## Information supplied
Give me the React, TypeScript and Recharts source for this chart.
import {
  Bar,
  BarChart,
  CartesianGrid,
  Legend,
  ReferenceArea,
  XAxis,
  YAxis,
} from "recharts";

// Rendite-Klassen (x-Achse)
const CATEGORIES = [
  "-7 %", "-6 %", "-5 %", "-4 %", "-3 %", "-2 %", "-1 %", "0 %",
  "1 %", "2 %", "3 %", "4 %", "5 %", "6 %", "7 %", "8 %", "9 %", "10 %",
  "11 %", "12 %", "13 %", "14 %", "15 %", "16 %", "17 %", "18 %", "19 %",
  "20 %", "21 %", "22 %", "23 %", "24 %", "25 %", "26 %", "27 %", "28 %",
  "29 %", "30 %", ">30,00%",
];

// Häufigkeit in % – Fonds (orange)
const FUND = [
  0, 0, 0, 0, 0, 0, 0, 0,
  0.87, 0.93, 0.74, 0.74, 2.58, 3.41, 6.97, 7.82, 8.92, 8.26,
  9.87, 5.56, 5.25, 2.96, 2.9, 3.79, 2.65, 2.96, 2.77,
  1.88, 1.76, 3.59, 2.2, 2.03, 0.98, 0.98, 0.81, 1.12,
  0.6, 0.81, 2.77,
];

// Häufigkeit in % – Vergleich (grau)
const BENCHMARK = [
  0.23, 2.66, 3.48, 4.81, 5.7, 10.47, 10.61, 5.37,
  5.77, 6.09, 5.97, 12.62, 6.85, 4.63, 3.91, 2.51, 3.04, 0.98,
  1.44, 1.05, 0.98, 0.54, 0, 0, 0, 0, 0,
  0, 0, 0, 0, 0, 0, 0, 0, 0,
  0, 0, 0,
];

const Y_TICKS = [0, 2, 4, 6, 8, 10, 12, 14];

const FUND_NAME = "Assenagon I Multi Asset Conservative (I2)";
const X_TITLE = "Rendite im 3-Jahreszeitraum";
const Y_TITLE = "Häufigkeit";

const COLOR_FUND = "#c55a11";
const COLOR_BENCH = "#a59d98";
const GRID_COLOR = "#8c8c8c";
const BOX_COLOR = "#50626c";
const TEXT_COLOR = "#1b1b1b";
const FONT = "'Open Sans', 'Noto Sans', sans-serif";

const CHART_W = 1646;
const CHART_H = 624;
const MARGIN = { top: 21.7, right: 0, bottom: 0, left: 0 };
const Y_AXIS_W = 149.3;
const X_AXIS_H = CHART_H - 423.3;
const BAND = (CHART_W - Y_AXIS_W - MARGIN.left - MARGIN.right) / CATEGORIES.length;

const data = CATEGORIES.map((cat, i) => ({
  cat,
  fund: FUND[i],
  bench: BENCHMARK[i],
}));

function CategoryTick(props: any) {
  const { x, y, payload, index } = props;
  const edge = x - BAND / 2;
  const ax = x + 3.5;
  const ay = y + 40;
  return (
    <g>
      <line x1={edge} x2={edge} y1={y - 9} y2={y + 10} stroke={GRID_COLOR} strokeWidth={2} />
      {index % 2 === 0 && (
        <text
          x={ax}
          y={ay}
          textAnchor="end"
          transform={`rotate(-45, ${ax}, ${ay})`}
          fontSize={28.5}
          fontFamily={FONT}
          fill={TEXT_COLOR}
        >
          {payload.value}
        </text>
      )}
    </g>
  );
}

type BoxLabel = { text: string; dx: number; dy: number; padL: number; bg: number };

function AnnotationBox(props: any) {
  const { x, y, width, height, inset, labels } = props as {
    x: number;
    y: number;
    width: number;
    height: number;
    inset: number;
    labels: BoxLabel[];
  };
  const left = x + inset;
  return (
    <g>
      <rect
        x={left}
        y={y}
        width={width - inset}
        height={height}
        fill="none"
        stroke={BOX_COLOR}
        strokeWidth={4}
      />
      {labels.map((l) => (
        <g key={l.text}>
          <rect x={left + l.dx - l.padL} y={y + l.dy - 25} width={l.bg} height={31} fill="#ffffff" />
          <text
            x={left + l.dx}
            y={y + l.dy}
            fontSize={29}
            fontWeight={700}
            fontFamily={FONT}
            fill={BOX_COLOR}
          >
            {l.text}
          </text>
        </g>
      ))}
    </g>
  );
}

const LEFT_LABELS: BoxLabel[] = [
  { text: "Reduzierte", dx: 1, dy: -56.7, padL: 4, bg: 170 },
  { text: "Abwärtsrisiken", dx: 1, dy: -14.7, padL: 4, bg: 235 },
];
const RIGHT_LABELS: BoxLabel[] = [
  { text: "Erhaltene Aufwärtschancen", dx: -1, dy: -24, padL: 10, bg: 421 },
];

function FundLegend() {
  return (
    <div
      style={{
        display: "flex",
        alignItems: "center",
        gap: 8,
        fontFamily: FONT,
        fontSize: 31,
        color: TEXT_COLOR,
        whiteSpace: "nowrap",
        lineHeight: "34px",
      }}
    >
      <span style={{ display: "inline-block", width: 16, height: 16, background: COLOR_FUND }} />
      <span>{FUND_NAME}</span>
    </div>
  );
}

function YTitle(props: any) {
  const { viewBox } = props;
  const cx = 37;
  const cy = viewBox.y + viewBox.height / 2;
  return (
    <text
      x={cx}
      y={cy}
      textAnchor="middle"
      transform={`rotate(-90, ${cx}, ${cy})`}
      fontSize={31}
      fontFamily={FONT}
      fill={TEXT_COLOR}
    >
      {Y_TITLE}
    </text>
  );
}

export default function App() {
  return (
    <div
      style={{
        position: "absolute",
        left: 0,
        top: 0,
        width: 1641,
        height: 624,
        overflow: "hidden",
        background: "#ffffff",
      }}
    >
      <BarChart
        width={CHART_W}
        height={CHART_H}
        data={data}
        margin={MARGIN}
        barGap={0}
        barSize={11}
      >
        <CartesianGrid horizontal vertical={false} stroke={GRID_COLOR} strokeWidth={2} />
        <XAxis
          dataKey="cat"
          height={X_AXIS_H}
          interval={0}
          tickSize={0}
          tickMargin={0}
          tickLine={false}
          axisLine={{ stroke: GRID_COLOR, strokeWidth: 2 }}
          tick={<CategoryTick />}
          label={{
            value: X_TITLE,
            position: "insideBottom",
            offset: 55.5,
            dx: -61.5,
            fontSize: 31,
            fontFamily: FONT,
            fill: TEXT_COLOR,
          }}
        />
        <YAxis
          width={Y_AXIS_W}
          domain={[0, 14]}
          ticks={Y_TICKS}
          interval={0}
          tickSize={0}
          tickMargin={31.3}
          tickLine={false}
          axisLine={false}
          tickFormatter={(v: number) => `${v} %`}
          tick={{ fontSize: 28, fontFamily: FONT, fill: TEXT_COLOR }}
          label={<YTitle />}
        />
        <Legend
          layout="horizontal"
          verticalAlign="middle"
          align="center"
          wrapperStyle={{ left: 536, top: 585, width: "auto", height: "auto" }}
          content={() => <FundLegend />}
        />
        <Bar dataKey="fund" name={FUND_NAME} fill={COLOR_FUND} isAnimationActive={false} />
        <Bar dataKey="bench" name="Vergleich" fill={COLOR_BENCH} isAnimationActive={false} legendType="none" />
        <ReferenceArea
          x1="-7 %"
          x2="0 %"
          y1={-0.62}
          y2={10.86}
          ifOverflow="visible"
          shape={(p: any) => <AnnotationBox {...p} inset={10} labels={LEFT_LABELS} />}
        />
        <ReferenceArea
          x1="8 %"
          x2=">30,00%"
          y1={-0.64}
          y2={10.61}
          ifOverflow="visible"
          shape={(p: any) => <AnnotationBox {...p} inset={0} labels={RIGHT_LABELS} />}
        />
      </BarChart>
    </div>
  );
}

## Your task
Without changing anything, quote the lines from the top of the data to the line that contains "const Y_TICKS = [0, 2, 4, 6, 8, 10, 12, 14];", including that line.

## Finished task
Give me the React, TypeScript and Recharts source for this chart.
import {
  Bar,
  BarChart,
  CartesianGrid,
  Legend,
  ReferenceArea,
  XAxis,
  YAxis,
} from "recharts";

// Rendite-Klassen (x-Achse)
const CATEGORIES = [
  "-7 %", "-6 %", "-5 %", "-4 %", "-3 %", "-2 %", "-1 %", "0 %",
  "1 %", "2 %", "3 %", "4 %", "5 %", "6 %", "7 %", "8 %", "9 %", "10 %",
  "11 %", "12 %", "13 %", "14 %", "15 %", "16 %", "17 %", "18 %", "19 %",
  "20 %", "21 %", "22 %", "23 %", "24 %", "25 %", "26 %", "27 %", "28 %",
  "29 %", "30 %", ">30,00%",
];

// Häufigkeit in % – Fonds (orange)
const FUND = [
  0, 0, 0, 0, 0, 0, 0, 0,
  0.87, 0.93, 0.74, 0.74, 2.58, 3.41, 6.97, 7.82, 8.92, 8.26,
  9.87, 5.56, 5.25, 2.96, 2.9, 3.79, 2.65, 2.96, 2.77,
  1.88, 1.76, 3.59, 2.2, 2.03, 0.98, 0.98, 0.81, 1.12,
  0.6, 0.81, 2.77,
];

// Häufigkeit in % – Vergleich (grau)
const BENCHMARK = [
  0.23, 2.66, 3.48, 4.81, 5.7, 10.47, 10.61, 5.37,
  5.77, 6.09, 5.97, 12.62, 6.85, 4.63, 3.91, 2.51, 3.04, 0.98,
  1.44, 1.05, 0.98, 0.54, 0, 0, 0, 0, 0,
  0, 0, 0, 0, 0, 0, 0, 0, 0,
  0, 0, 0,
];

const Y_TICKS = [0, 2, 4, 6, 8, 10, 12, 14];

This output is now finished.